WHAT TO WORK ON — All of the lines below are to be transcribed faithfully, with pictures excluded from the copy.

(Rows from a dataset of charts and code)
---

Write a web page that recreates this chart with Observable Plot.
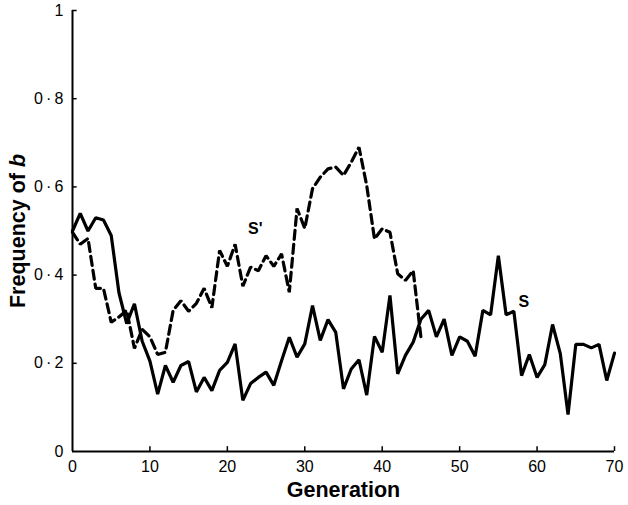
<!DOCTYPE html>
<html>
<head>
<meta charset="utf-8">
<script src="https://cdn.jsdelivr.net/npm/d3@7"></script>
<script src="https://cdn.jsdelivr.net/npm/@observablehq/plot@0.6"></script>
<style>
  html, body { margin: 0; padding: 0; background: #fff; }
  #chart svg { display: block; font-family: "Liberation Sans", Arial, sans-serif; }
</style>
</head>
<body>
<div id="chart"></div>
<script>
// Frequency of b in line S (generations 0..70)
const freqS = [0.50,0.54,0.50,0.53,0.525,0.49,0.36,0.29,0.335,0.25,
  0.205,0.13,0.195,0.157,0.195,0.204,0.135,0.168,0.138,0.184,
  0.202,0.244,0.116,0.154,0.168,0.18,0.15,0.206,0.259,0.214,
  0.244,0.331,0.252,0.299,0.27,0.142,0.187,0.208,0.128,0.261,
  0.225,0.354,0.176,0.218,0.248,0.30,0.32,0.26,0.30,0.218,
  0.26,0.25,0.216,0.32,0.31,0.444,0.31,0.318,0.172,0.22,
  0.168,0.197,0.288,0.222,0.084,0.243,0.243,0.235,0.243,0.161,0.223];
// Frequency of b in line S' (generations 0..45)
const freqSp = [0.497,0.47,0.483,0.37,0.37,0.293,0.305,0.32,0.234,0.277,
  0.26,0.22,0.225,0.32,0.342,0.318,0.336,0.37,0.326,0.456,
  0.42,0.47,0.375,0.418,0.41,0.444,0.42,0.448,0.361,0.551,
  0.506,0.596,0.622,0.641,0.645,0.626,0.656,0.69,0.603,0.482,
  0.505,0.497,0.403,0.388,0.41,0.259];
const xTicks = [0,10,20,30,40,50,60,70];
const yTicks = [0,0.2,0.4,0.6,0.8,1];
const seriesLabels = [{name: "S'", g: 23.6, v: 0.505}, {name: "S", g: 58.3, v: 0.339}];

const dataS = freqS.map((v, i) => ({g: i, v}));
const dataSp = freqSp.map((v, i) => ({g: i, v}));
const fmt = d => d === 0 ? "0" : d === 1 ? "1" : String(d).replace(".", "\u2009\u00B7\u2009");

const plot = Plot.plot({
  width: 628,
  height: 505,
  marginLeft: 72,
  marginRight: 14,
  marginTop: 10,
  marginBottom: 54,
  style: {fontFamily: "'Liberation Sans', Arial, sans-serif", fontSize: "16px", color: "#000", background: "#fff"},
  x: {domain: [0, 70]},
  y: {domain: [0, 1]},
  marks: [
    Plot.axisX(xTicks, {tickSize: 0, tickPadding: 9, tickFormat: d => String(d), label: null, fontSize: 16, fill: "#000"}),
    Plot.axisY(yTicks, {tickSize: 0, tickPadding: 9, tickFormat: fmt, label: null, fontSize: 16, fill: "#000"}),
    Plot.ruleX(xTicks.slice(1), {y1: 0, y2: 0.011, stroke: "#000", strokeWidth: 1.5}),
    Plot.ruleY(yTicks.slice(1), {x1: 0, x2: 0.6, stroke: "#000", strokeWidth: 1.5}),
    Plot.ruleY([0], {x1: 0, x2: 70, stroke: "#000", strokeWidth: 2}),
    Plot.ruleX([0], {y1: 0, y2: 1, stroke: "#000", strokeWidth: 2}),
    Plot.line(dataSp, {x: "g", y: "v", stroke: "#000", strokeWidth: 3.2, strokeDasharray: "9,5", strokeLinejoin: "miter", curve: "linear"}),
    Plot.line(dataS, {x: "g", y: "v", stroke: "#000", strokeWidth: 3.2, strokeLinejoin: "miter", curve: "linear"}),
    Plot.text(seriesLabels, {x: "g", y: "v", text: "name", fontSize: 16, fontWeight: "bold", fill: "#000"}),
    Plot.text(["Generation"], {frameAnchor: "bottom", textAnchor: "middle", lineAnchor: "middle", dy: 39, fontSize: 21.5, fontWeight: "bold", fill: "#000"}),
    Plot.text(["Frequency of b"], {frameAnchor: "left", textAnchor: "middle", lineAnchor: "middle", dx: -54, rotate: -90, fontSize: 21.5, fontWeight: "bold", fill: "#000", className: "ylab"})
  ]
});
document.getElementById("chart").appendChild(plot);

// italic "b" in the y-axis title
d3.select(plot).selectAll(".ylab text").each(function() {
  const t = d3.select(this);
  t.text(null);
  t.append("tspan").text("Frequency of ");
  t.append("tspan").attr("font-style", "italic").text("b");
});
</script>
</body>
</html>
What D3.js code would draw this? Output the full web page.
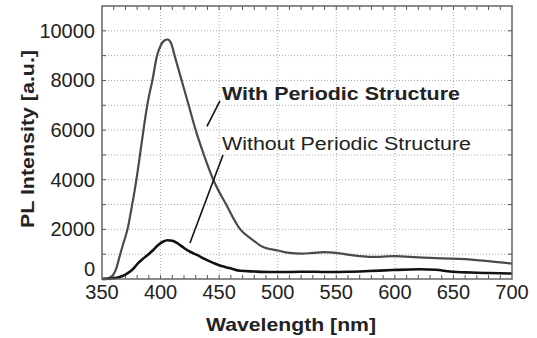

---

CORRECT ANSWER —
Write a web page that recreates this chart with Observable Plot.
<!DOCTYPE html>
<html>
<head>
<meta charset="utf-8">
<script src="https://cdn.jsdelivr.net/npm/d3@7"></script>
<script src="https://cdn.jsdelivr.net/npm/@observablehq/plot@0.6"></script>
<style>
  html, body { margin: 0; padding: 0; background: #fff; }
  #chart svg { display: block; font-family: "Liberation Sans", Arial, sans-serif; }
</style>
</head>
<body>
<div id="chart"></div>
<script>
// Frequency of b in line S (generations 0..70)
const freqS = [0.50,0.54,0.50,0.53,0.525,0.49,0.36,0.29,0.335,0.25,
  0.205,0.13,0.195,0.157,0.195,0.204,0.135,0.168,0.138,0.184,
  0.202,0.244,0.116,0.154,0.168,0.18,0.15,0.206,0.259,0.214,
  0.244,0.331,0.252,0.299,0.27,0.142,0.187,0.208,0.128,0.261,
  0.225,0.354,0.176,0.218,0.248,0.30,0.32,0.26,0.30,0.218,
  0.26,0.25,0.216,0.32,0.31,0.444,0.31,0.318,0.172,0.22,
  0.168,0.197,0.288,0.222,0.084,0.243,0.243,0.235,0.243,0.161,0.223];
// Frequency of b in line S' (generations 0..45)
const freqSp = [0.497,0.47,0.483,0.37,0.37,0.293,0.305,0.32,0.234,0.277,
  0.26,0.22,0.225,0.32,0.342,0.318,0.336,0.37,0.326,0.456,
  0.42,0.47,0.375,0.418,0.41,0.444,0.42,0.448,0.361,0.551,
  0.506,0.596,0.622,0.641,0.645,0.626,0.656,0.69,0.603,0.482,
  0.505,0.497,0.403,0.388,0.41,0.259];
const xTicks = [0,10,20,30,40,50,60,70];
const yTicks = [0,0.2,0.4,0.6,0.8,1];
const seriesLabels = [{name: "S'", g: 23.6, v: 0.505}, {name: "S", g: 58.3, v: 0.339}];

const dataS = freqS.map((v, i) => ({g: i, v}));
const dataSp = freqSp.map((v, i) => ({g: i, v}));
const fmt = d => d === 0 ? "0" : d === 1 ? "1" : String(d).replace(".", "\u2009\u00B7\u2009");

const plot = Plot.plot({
  width: 628,
  height: 505,
  marginLeft: 72,
  marginRight: 14,
  marginTop: 10,
  marginBottom: 54,
  style: {fontFamily: "'Liberation Sans', Arial, sans-serif", fontSize: "16px", color: "#000", background: "#fff"},
  x: {domain: [0, 70]},
  y: {domain: [0, 1]},
  marks: [
    Plot.axisX(xTicks, {tickSize: 0, tickPadding: 9, tickFormat: d => String(d), label: null, fontSize: 16, fill: "#000"}),
    Plot.axisY(yTicks, {tickSize: 0, tickPadding: 9, tickFormat: fmt, label: null, fontSize: 16, fill: "#000"}),
    Plot.ruleX(xTicks.slice(1), {y1: 0, y2: 0.011, stroke: "#000", strokeWidth: 1.5}),
    Plot.ruleY(yTicks.slice(1), {x1: 0, x2: 0.6, stroke: "#000", strokeWidth: 1.5}),
    Plot.ruleY([0], {x1: 0, x2: 70, stroke: "#000", strokeWidth: 2}),
    Plot.ruleX([0], {y1: 0, y2: 1, stroke: "#000", strokeWidth: 2}),
    Plot.line(dataSp, {x: "g", y: "v", stroke: "#000", strokeWidth: 3.2, strokeDasharray: "9,5", strokeLinejoin: "miter", curve: "linear"}),
    Plot.line(dataS, {x: "g", y: "v", stroke: "#000", strokeWidth: 3.2, strokeLinejoin: "miter", curve: "linear"}),
    Plot.text(seriesLabels, {x: "g", y: "v", text: "name", fontSize: 16, fontWeight: "bold", fill: "#000"}),
    Plot.text(["Generation"], {frameAnchor: "bottom", textAnchor: "middle", lineAnchor: "middle", dy: 39, fontSize: 21.5, fontWeight: "bold", fill: "#000"}),
    Plot.text(["Frequency of b"], {frameAnchor: "left", textAnchor: "middle", lineAnchor: "middle", dx: -54, rotate: -90, fontSize: 21.5, fontWeight: "bold", fill: "#000", className: "ylab"})
  ]
});
document.getElementById("chart").appendChild(plot);

// italic "b" in the y-axis title
d3.select(plot).selectAll(".ylab text").each(function() {
  const t = d3.select(this);
  t.text(null);
  t.append("tspan").text("Frequency of ");
  t.append("tspan").attr("font-style", "italic").text("b");
});
</script>
</body>
</html>
What D3.js code would draw this? Output the full web page.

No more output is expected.